А мне достались несколько вещиц на память и вот эта посылка, которую сегодня принес почтальон: мое имя написано четким почерком с прямыми буквами.
Родовое древо зачахло, герб преломлен…
Глупая мысль, не было никакого преломления герба – торжественного скорбного акта, совершаемого герольдом над могилой.
Только я сам тихонько говорю: «Преломлен герб» – и разламываю красную сургучную печать. Никто больше не запечатает письма этим гербом.
Разламываю древний, прекрасный герб… Разламываю? Странно: вот написал, и показалось, будто это неправда.

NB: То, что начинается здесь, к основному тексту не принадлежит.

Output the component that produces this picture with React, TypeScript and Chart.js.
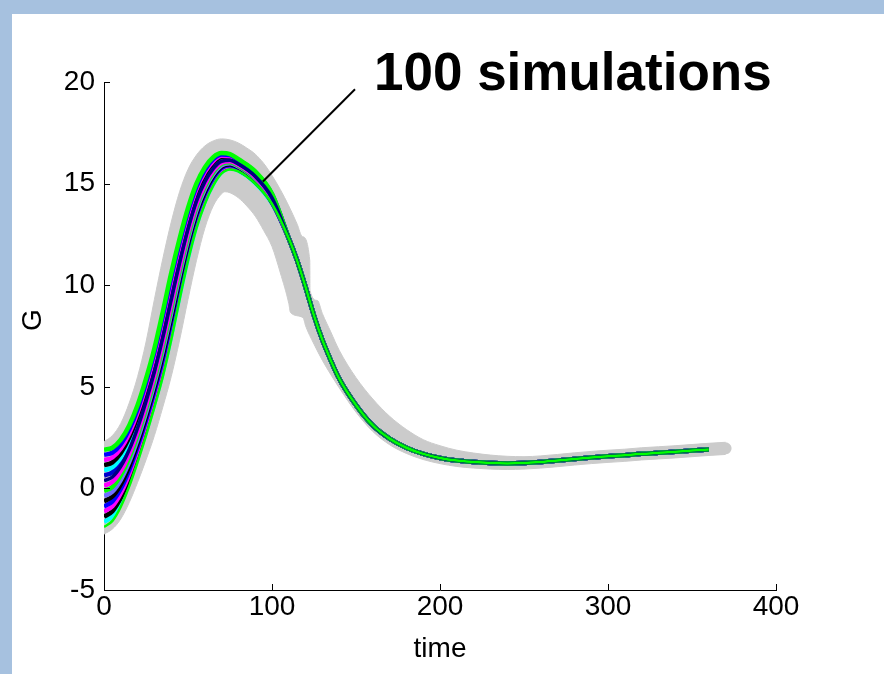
import React, { useEffect, useRef } from 'react';
import { Chart, registerables } from 'chart.js';

Chart.register(...registerables);

// ---------- axis ticks ----------
const xTicks = [0, 100, 200, 300, 400];
const yTicks = [-5, 0, 5, 10, 15, 20];
const xTitle = 'time';
const yTitle = 'G';

// ---------- simulation bundle (16 drawn simulations) ----------
// times of the early (diverging) part of the runs
const headTimes = [0, 5, 10, 15, 20, 25, 30, 35, 40, 45, 50, 55, 60, 65, 70, 75, 80, 90, 100];
// one row per head time: G of each simulation, top run first
const simHeadRows: number[][] = [
  [1.9, 1.65, 1.39, 1.14, 0.89, 0.63, 0.38, 0.13, -0.13, -0.38, -0.63, -0.89, -1.14, -1.39, -1.65, -1.9],
  [2.0, 1.76, 1.52, 1.28, 1.04, 0.8, 0.56, 0.32, 0.08, -0.16, -0.4, -0.64, -0.88, -1.12, -1.36, -1.6],
  [2.4, 2.18, 1.96, 1.74, 1.52, 1.3, 1.08, 0.86, 0.64, 0.42, 0.2, -0.02, -0.24, -0.46, -0.68, -0.9],
  [3.1, 2.9, 2.7, 2.5, 2.3, 2.1, 1.9, 1.7, 1.5, 1.3, 1.1, 0.9, 0.7, 0.5, 0.3, 0.1],
  [4.1, 3.91, 3.73, 3.54, 3.35, 3.17, 2.98, 2.79, 2.61, 2.42, 2.23, 2.05, 1.86, 1.67, 1.49, 1.3],
  [5.4, 5.21, 5.03, 4.84, 4.65, 4.47, 4.28, 4.09, 3.91, 3.72, 3.53, 3.35, 3.16, 2.97, 2.79, 2.6],
  [6.9, 6.71, 6.51, 6.32, 6.13, 5.93, 5.74, 5.55, 5.35, 5.16, 4.97, 4.77, 4.58, 4.39, 4.19, 4.0],
  [8.7, 8.49, 8.27, 8.06, 7.85, 7.63, 7.42, 7.21, 6.99, 6.78, 6.57, 6.35, 6.14, 5.93, 5.71, 5.5],
  [10.6, 10.38, 10.16, 9.94, 9.72, 9.5, 9.28, 9.06, 8.84, 8.62, 8.4, 8.18, 7.96, 7.74, 7.52, 7.3],
  [12.3, 12.1, 11.9, 11.7, 11.5, 11.3, 11.1, 10.9, 10.7, 10.5, 10.3, 10.1, 9.9, 9.7, 9.5, 9.3],
  [13.8, 13.63, 13.45, 13.28, 13.11, 12.93, 12.76, 12.59, 12.41, 12.24, 12.07, 11.89, 11.72, 11.55, 11.37, 11.2],
  [15.0, 14.85, 14.71, 14.56, 14.41, 14.27, 14.12, 13.97, 13.83, 13.68, 13.53, 13.39, 13.24, 13.09, 12.95, 12.8],
  [15.8, 15.68, 15.56, 15.44, 15.32, 15.2, 15.08, 14.96, 14.84, 14.72, 14.6, 14.48, 14.36, 14.24, 14.12, 14.0],
  [16.3, 16.21, 16.11, 16.02, 15.93, 15.83, 15.74, 15.65, 15.55, 15.46, 15.37, 15.27, 15.18, 15.09, 14.99, 14.9],
  [16.5, 16.43, 16.37, 16.3, 16.23, 16.17, 16.1, 16.03, 15.97, 15.9, 15.83, 15.77, 15.7, 15.63, 15.57, 15.5],
  [16.45, 16.4, 16.35, 16.3, 16.25, 16.2, 16.15, 16.1, 16.05, 16.0, 15.95, 15.9, 15.85, 15.8, 15.75, 15.7],
  [16.2, 16.16, 16.12, 16.08, 16.04, 16.0, 15.96, 15.92, 15.88, 15.84, 15.8, 15.76, 15.72, 15.68, 15.64, 15.6],
  [15.6, 15.56, 15.52, 15.48, 15.44, 15.4, 15.36, 15.32, 15.28, 15.24, 15.2, 15.16, 15.12, 15.08, 15.04, 15.0],
  [14.5, 14.47, 14.43, 14.4, 14.37, 14.33, 14.3, 14.27, 14.23, 14.2, 14.17, 14.13, 14.1, 14.07, 14.03, 14.0],
];
// converged part, shared by all runs
const tailTimes = [110, 115, 120, 125, 130, 135, 140, 150, 160, 170, 180, 190, 200, 210, 220, 230, 240, 250, 260, 270, 280, 290, 300, 310, 320, 330, 340, 350, 360];
const tailValues = [12.3, 11.2, 9.9, 8.5, 7.3, 6.3, 5.4, 4.1, 3.1, 2.45, 2.0, 1.7, 1.5, 1.37, 1.3, 1.25, 1.23, 1.25, 1.3, 1.37, 1.45, 1.52, 1.58, 1.63, 1.7, 1.75, 1.8, 1.86, 1.92];

const simColors = [
  '#00ff00', '#0000ff', '#ff00ff', '#000000', '#00ffff', '#0000cc', '#000080', '#ff00ff',
  '#00ff00', '#7070ff', '#000000', '#0000ff', '#ff00ff', '#000000', '#00ffff', '#00ff00',
];

// ---------- grey envelope ----------
const grayUpperT = [0, 5, 10, 15, 20, 25, 30, 35, 40, 45, 50, 55, 60, 65, 70, 75, 80, 85, 90, 95, 100, 105, 110, 115, 118, 122.5, 122.6, 127, 130, 135, 140, 150, 160, 170, 180, 190, 200, 210, 220, 230, 240, 250, 260, 270, 280, 290, 300, 310, 320, 330, 340, 350, 360, 370];
const grayUpperG = [2.3, 2.6, 3.2, 4.2, 5.5, 7.2, 9.3, 11.3, 13.1, 14.6, 15.7, 16.4, 16.85, 17.1, 17.2, 17.15, 17.0, 16.75, 16.45, 16.0, 15.4, 14.7, 13.9, 13.0, 12.4, 11.2, 9.75, 9.25, 8.6, 7.7, 6.8, 5.45, 4.4, 3.55, 2.9, 2.4, 2.1, 1.88, 1.74, 1.64, 1.58, 1.56, 1.6, 1.67, 1.75, 1.82, 1.88, 1.93, 2.0, 2.05, 2.1, 2.16, 2.22, 2.27];
const grayLowerT = [0, 5, 10, 15, 20, 25, 30, 35, 40, 45, 50, 55, 60, 65, 70, 72, 75, 80, 85, 90, 95, 100, 105, 110, 111, 118.5, 120, 125, 130, 135, 140, 150, 160, 170, 180, 190, 200, 210, 220, 230, 240, 250, 260, 270, 280, 290, 300, 310, 320, 330, 340, 350, 360, 370];
const grayLowerG = [-2.25, -2.0, -1.5, -0.7, 0.3, 1.4, 2.6, 4.0, 5.5, 7.3, 9.3, 11.2, 12.8, 13.9, 14.5, 14.6, 14.55, 14.3, 13.9, 13.4, 12.7, 11.9, 10.6, 9.1, 8.66, 8.4, 8.0, 7.1, 6.3, 5.6, 4.95, 3.75, 2.8, 2.15, 1.72, 1.42, 1.22, 1.08, 1.0, 0.95, 0.93, 0.95, 1.0, 1.07, 1.15, 1.22, 1.28, 1.33, 1.4, 1.45, 1.5, 1.56, 1.62, 1.67];
const grayCapT = [340, 350, 360, 370];
const grayCapG = [1.8, 1.86, 1.92, 1.97];

// ---------- callout ----------
const calloutText = '100 simulations';
const calloutFrom = [94.6, 15.1];
const calloutTo = [149.4, 19.64];
const calloutLabelAt = [160.7, 19.59];

const GRAY = '#cbcbcb';
const FONT = '"Liberation Sans", Arial, Helvetica, sans-serif';

const toPoints = (xs: number[], ys: number[]) => xs.map((x, i) => ({ x, y: ys[i] }));

const decorPlugin = {
  id: 'decor',
  afterDraw(chart: any) {
    const { ctx, chartArea } = chart;
    const xs = chart.scales.x;
    const ys = chart.scales.y;
    ctx.save();
    // inward tick marks
    ctx.strokeStyle = '#000';
    ctx.lineWidth = 1;
    ctx.beginPath();
    xTicks.forEach((v) => {
      const px = Math.round(xs.getPixelForValue(v)) + 0.5;
      ctx.moveTo(px, chartArea.bottom);
      ctx.lineTo(px, chartArea.bottom - 6);
    });
    yTicks.forEach((v) => {
      const py = Math.round(ys.getPixelForValue(v)) + 0.5;
      ctx.moveTo(chartArea.left, py);
      ctx.lineTo(chartArea.left + 6, py);
    });
    ctx.stroke();
    // y title
    ctx.font = `28px ${FONT}`;
    ctx.fillStyle = '#000';
    ctx.textAlign = 'center';
    ctx.textBaseline = 'middle';
    ctx.translate(chartArea.left - 71, (chartArea.top + chartArea.bottom) / 2 - 16);
    ctx.rotate(-Math.PI / 2);
    ctx.fillText(yTitle, 0, 0);
    ctx.restore();
  },
  afterDatasetsDraw(chart: any) {
    const { ctx } = chart;
    const xs = chart.scales.x;
    const ys = chart.scales.y;
    ctx.save();
    ctx.strokeStyle = '#000';
    ctx.lineWidth = 2;
    ctx.beginPath();
    ctx.moveTo(xs.getPixelForValue(calloutFrom[0]), ys.getPixelForValue(calloutFrom[1]));
    ctx.lineTo(xs.getPixelForValue(calloutTo[0]), ys.getPixelForValue(calloutTo[1]));
    ctx.stroke();
    ctx.font = `bold 53px ${FONT}`;
    ctx.fillStyle = '#000';
    ctx.textAlign = 'left';
    ctx.textBaseline = 'alphabetic';
    ctx.fillText(calloutText, xs.getPixelForValue(calloutLabelAt[0]), ys.getPixelForValue(calloutLabelAt[1]));
    ctx.restore();
  },
};

export default function App() {
  const ref = useRef<HTMLCanvasElement | null>(null);

  useEffect(() => {
    if (!ref.current) return;
    Chart.defaults.font.family = FONT;
    Chart.defaults.color = '#000';

    const lastK = simColors.length - 1;
    const edgeK = 6;
    const simDatasets = simColors.map((color, k) => {
      const head = headTimes.map((t, i) => ({ x: t, y: simHeadRows[i][k] }));
      const tail = toPoints(tailTimes, tailValues);
      const isTop = k === lastK;
      return {
        label: `sim ${k + 1}`,
        data: head.concat(tail),
        borderColor: color,
        borderWidth: isTop ? 2.5 : k === edgeK ? 3.5 : 4.5,
        pointRadius: 0,
        fill: false,
        cubicInterpolationMode: 'monotone' as const,
        order: isTop ? 0 : k === edgeK ? 0.5 : 1,
      };
    });

    const datasets: any[] = [
      ...simDatasets,
      {
        label: 'band upper',
        data: toPoints(grayUpperT, grayUpperG),
        borderColor: GRAY,
        borderWidth: 1,
        backgroundColor: GRAY,
        pointRadius: 0,
        fill: false,
        cubicInterpolationMode: 'monotone',
        order: 10,
      },
      {
        label: 'band lower',
        data: toPoints(grayLowerT, grayLowerG),
        borderColor: GRAY,
        borderWidth: 1,
        backgroundColor: GRAY,
        pointRadius: 0,
        fill: '-1',
        cubicInterpolationMode: 'monotone',
        order: 10,
      },
      {
        label: 'band end',
        data: toPoints(grayCapT, grayCapG),
        borderColor: GRAY,
        borderWidth: 12,
        borderCapStyle: 'round',
        pointRadius: 0,
        fill: false,
        order: 9,
      },
    ];

    const chart = new Chart(ref.current, {
      type: 'line',
      data: { datasets },
      options: {
        animation: false,
        responsive: false,
        devicePixelRatio: 1,
        events: [],
        parsing: false,
        layout: { padding: { left: 0, top: 68, right: 108, bottom: 0 } },
        plugins: {
          legend: { display: false },
          tooltip: { enabled: false },
        },
        scales: {
          x: {
            type: 'linear',
            min: 0,
            max: 400,
            afterBuildTicks: (s: any) => {
              s.ticks = xTicks.map((v) => ({ value: v }));
            },
            afterFit: (s: any) => {
              s.height = 84;
            },
            ticks: { font: { size: 28 }, color: '#000', padding: 0, maxRotation: 0, autoSkip: false },
            grid: { drawOnChartArea: false, drawTicks: false, display: true, color: '#000', lineWidth: 1 },
            border: { color: '#000', width: 1 },
            title: { display: true, text: xTitle, font: { size: 28 }, color: '#000', padding: { top: 0, bottom: 8 } },
          },
          y: {
            type: 'linear',
            min: -5,
            max: 20,
            afterBuildTicks: (s: any) => {
              s.ticks = yTicks.map((v) => ({ value: v }));
            },
            afterFit: (s: any) => {
              s.width = 92;
            },
            ticks: { font: { size: 28 }, color: '#000', padding: 9, autoSkip: false },
            grid: { drawOnChartArea: false, drawTicks: false, display: true, color: '#000', lineWidth: 1 },
            border: { color: '#000', width: 1 },
            title: { display: false },
          },
        },
      },
      plugins: [decorPlugin],
    } as any);

    return () => chart.destroy();
  }, []);

  return (
    <div style={{ position: 'absolute', left: 0, top: 0, width: 884, height: 674, background: '#a6c1df', overflow: 'hidden' }}>
      <div style={{ position: 'absolute', left: 12, top: 14, width: 872, height: 660, background: '#ffffff' }}>
        <canvas ref={ref} width={872} height={660} style={{ display: 'block', width: 872, height: 660 }} />
      </div>
    </div>
  );
}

Конечно, я разломил герб, но кто знает, быть может, я не уничтожил его, а, напротив, заставил очнуться после долгого сна. Герб представляет собой щит, разделенный на три поля: в правом, синем, поле – зеленый холм с вонзенным в вершину серебряным мечом, он символизирует завоевание нашими предками владения Глэдхилл[1] в Уорчестере[2]. В левом, серебряном, поле – зеленое дерево, у корней которого бьет серебряный источник: Мортлейк[3], поместье в Среднем Эссексе. А в эти два поля снизу вклинивается треугольник, зеленый, и в нем изображен горящий светоч – старинная лампада, какие были у первых христиан. Необычный символ, сведущие в геральдике люди, разглядывая его, с недоумением пожимали плечами.
Я не сразу решился сломать последнюю, особенно рельефную печать, жаль ведь, такая красота. Но что это? В нижнем гербовом поле здесь не лампада! Это кристалл! Правильный двенадцатигранник[4], а вокруг – лучи, сияющий ореол. Значит, сверкающий яхонт, не тусклый огонек масляной лампадки? И опять это странное ощущение: мне кажется, будто некое воспоминание, дремавшее много, много столетий, мучительно пробивает себе путь в мое сознание.